Teacher educators develop intersectional personal/professional identities. Some identities develop as means of protection and preservation. From one perspective, the development of intellectual, emotional, spiritual, and physical sanctuary with/in conflicted professional education spaces is understandable given the increasingly public politicization and policing of teachers’ instructional decision-making (i.e., their words, actions in classrooms). Simultaneously, educators must investigate acts of self-protection, like self-censorship, fear-based decision-making, and biases serving to protect one/some, also cause harm to others (Picower, 2009). Critical self-study (Denzin, 2005; Tondreau et al., 2022) can be a space to interrogate preservation, asking: When do we feel we need to protect ourselves, and from whom or what? How do these feelings manifest in our professional lives, and what shifts disrupt us so that we engage in self-critique? What itches us so much that we cannot quit picking the scab?

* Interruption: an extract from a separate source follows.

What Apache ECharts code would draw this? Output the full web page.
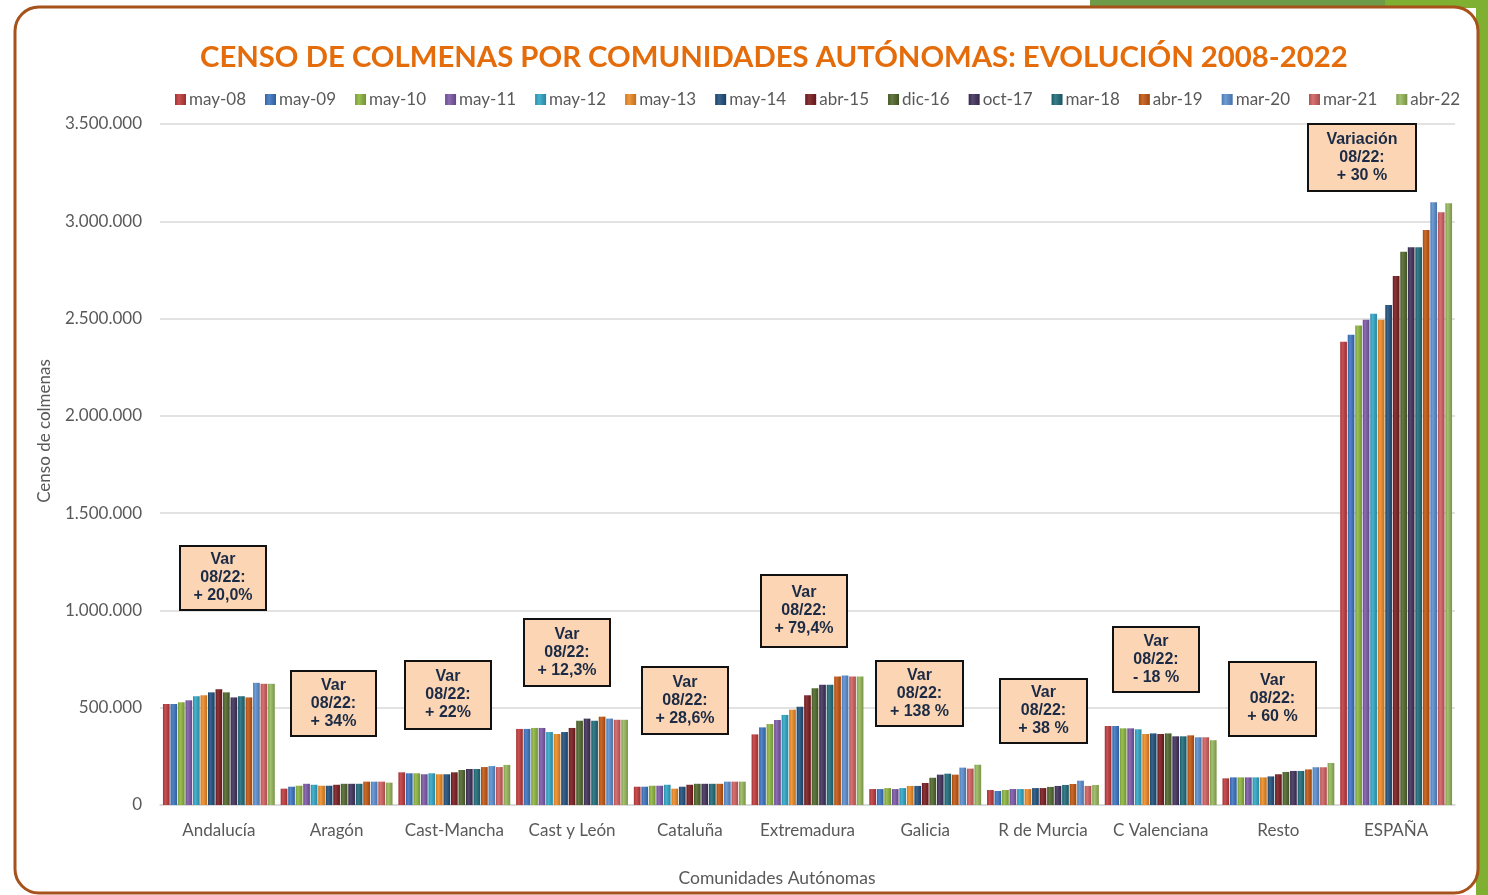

Itching constantly after the United States Supreme Court decision of June 24, 2022, I began photographing trees. The 6-3 decision in Dobbs v. Jackson Women’s Health Organization eliminated a person’s constitutional right to an abortion in the United States. My scratching grew into concerns over bodily autonomy – what it meant and who might have it - creating a multi-faceted preservationist response. These collections of photographs served as texts for “diffractive reading” (Müller & Kruger, 2022) in which I sought to understand my experiences, and to catalog the discordant feelings and conflicting beliefs that itched my mind (Figures 2, 3). I continued to collect and compose, creating a method of self-interrogation. I took up arts-based research methods (Cahnmann-Taylor & Siegesmund, 2017) connected to poetic inquiry (Faulkner, 2009) and embodied literacies exploration through textual analysis (Enriques et al., 2016) as theoretical and methodological grounding for exploring body autonomy through multimodal composition.
The central research question is: You can’t erase my body in the world, Can you? The project included individual inquiry and compositions co-created in collaborative spaces. The investigation resulted in multimodal visual, poetic, and sculptural compositions. IRB approval was gained to discuss the nested community/classroom context of this project.
Findings and Significance.
Race arose consistently, as questions of bodily autonomy are racialized, inequitable experiences in the United States. Investigation into embodied literacies (Enriques et al., 2016) via young adult and new adult fictions pushed me to think into race and bodies, and our history of a dehumanizing chattel slavery system.
Aspects of carcerality - control, power, and restriction -, dis/ability, and aesthetics (Figure 4) were also made visible. For example, different bodies are positioned as more and less able to acquire rights towards autonomy and as more or less “beautiful.”
In addition to constructions/limitations of human rights to body autonomy within neoliberal, raciocapitalist, heteronormative perspectives, this work pushes against White supremacy culture features (Okun, n.d.) of objectivity, binaries, individualism, preeminence of the written word, and belief in one right way. Compositions also radiate influences of paternalism and power hoarding (Figure 5).